Bruce Quarrie (1947 in London – September 4, 2004) was an English writer on wargaming and militaria topics.
Quarrie studied English at Peterhouse College, Cambridge University and graduated in 1968. He became a journalist with the Financial Times and then in 1972 joined Patrick Stephens Limited, a Cambridge specialist publisher, as editor of Airfix magazine, which PSL produced. He wrote the first of his many books about wargaming in 1974 and in 1986 he became a full-time writer. He wrote over 40 titles, mainly on the Second World War militaria.
Quarrie was an active wargamer. His 1974 book Napoleonic Wargaming brought the hobby to wide attention. Quarrie owned a large miniature army of wargames figures, including the entire Westphalian army of the Napoleonic era.
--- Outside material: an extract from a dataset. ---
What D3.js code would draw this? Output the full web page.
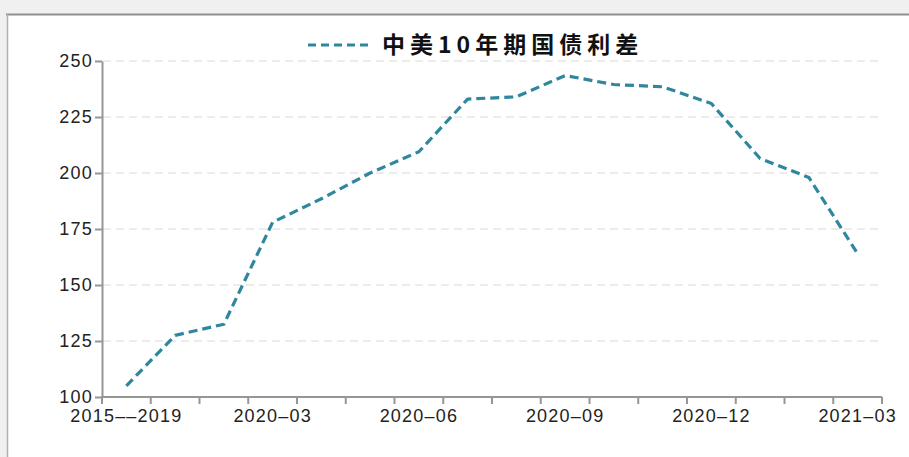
<!DOCTYPE html>
<html>
<head>
<meta charset="utf-8">
<script src="https://cdn.jsdelivr.net/npm/d3@7"></script>
<style>
  html, body { margin: 0; padding: 0; background: #f0f0f0; }
  svg { display: block; }
</style>
</head>
<body>
<svg id="chart" width="909" height="457"></svg>
<script>
// China–US 10-year government bond yield spread (bp)
const categories = [
  "2015––2019", "2020–01", "2020–02", "2020–03", "2020–04", "2020–05",
  "2020–06", "2020–07", "2020–08", "2020–09", "2020–10", "2020–11",
  "2020–12", "2021–01", "2021–02", "2021–03"
];
const spreadValues = [105, 127.5, 132.5, 178, 188.5, 200, 209.5, 233, 234, 243.5, 239.5, 238.5, 231, 206.5, 198, 164];
const labeledCategories = ["2015––2019", "2020–03", "2020–06", "2020–09", "2020–12", "2021–03"];
const yTicks = [100, 125, 150, 175, 200, 225, 250];
const seriesName = "中美10年期国债利差";

const W = 909, H = 457;
const svg = d3.select("#chart");
const lineColor = "#2f879d";
const axisColor = "#969696";
const labelFont = "'Liberation Sans', Arial, sans-serif";

// panel
svg.append("rect").attr("x", 7).attr("y", 14).attr("width", W - 7).attr("height", H - 14).attr("fill", "#ffffff");
svg.append("line").attr("x1", 6).attr("x2", W).attr("y1", 14.5).attr("y2", 14.5)
  .attr("stroke", "#8f8f8f").attr("stroke-width", 2);
svg.append("line").attr("x1", 7.5).attr("x2", 7.5).attr("y1", 14).attr("y2", H)
  .attr("stroke", "#b0b0b0").attr("stroke-width", 1.5);

const x = d3.scaleBand().domain(categories).range([102, 882]).padding(0);
const y = d3.scaleLinear().domain([100, 250]).range([397, 61]);
const cx = c => x(c) + x.bandwidth() / 2;

// gridlines
svg.append("g").selectAll("line").data(yTicks.filter(t => t > 100)).join("line")
  .attr("x1", 103).attr("x2", 882)
  .attr("y1", d => y(d)).attr("y2", d => y(d))
  .attr("stroke", "#d9d9d9").attr("stroke-width", 1.2)
  .attr("stroke-dasharray", "8,5");

// y axis
const yAxis = svg.append("g").attr("transform", "translate(102,0)")
  .call(d3.axisLeft(y).tickValues(yTicks).tickSize(7).tickSizeOuter(0).tickPadding(2));
yAxis.select(".domain").attr("stroke", axisColor).attr("stroke-width", 2);
yAxis.selectAll(".tick line").attr("stroke", axisColor).attr("stroke-width", 2);
yAxis.selectAll("text").attr("fill", "#222").style("font-family", labelFont)
  .style("font-size", "18px").style("letter-spacing", "1.2px");

// x axis
const xg = svg.append("g");
xg.append("line").attr("x1", 101).attr("x2", 882).attr("y1", 397).attr("y2", 397)
  .attr("stroke", axisColor).attr("stroke-width", 2);
const boundaries = categories.map(c => x(c)).concat([x.range()[1]]);
xg.selectAll("line.tk").data(boundaries).join("line").attr("class", "tk")
  .attr("x1", d => d).attr("x2", d => d).attr("y1", 397).attr("y2", 404)
  .attr("stroke", axisColor).attr("stroke-width", 2);
xg.selectAll("text").data(labeledCategories).join("text")
  .attr("x", d => cx(d)).attr("y", 422)
  .attr("text-anchor", "middle").attr("fill", "#222")
  .style("font-family", labelFont).style("font-size", "18px").style("letter-spacing", "1.2px")
  .text(d => d);

// series line
const line = d3.line().x((d, i) => cx(categories[i])).y(d => y(d));
svg.append("path").datum(spreadValues)
  .attr("d", line).attr("fill", "none")
  .attr("stroke", lineColor).attr("stroke-width", 3.2)
  .attr("stroke-dasharray", "9,5").attr("stroke-linejoin", "round");

// legend
const lg = svg.append("g");
lg.append("line").attr("x1", 308).attr("x2", 372).attr("y1", 45).attr("y2", 45)
  .attr("stroke", lineColor).attr("stroke-width", 3.2).attr("stroke-dasharray", "8,5");
lg.append("text").attr("x", 382).attr("y", 45).attr("dy", "0.36em")
  .attr("fill", "#111")
  .style("font-family", "'Noto Sans CJK SC', sans-serif").style("font-weight", "700")
  .style("font-size", "23px").style("letter-spacing", "5px")
  .text(seriesName);
</script>
</body>
</html>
Noting Quarrie's works on the Waffen-SS, the military historian S.P. MacKenzie describes him as a popular historian "partially or wholly seduced by the [Waffen-SS] mystique". He connects Quarrie with the contemporary Waffen-SS historical revisionism, first propounded by HIAG, the Waffen-SS lobby group from the 1950–1990s. Commenting on this contemporary trend, Mackenzie writes that "as older generation of Waffen-SS scribes has died off, a new, post-war cadre of writers has done much to perpetuate the image of the force as a revolutionary European army" and includes Quarrie in this group.
Quarrie was married with two daughters and 2 grandchildren and he lived in Wellingborough, Northamptonshire.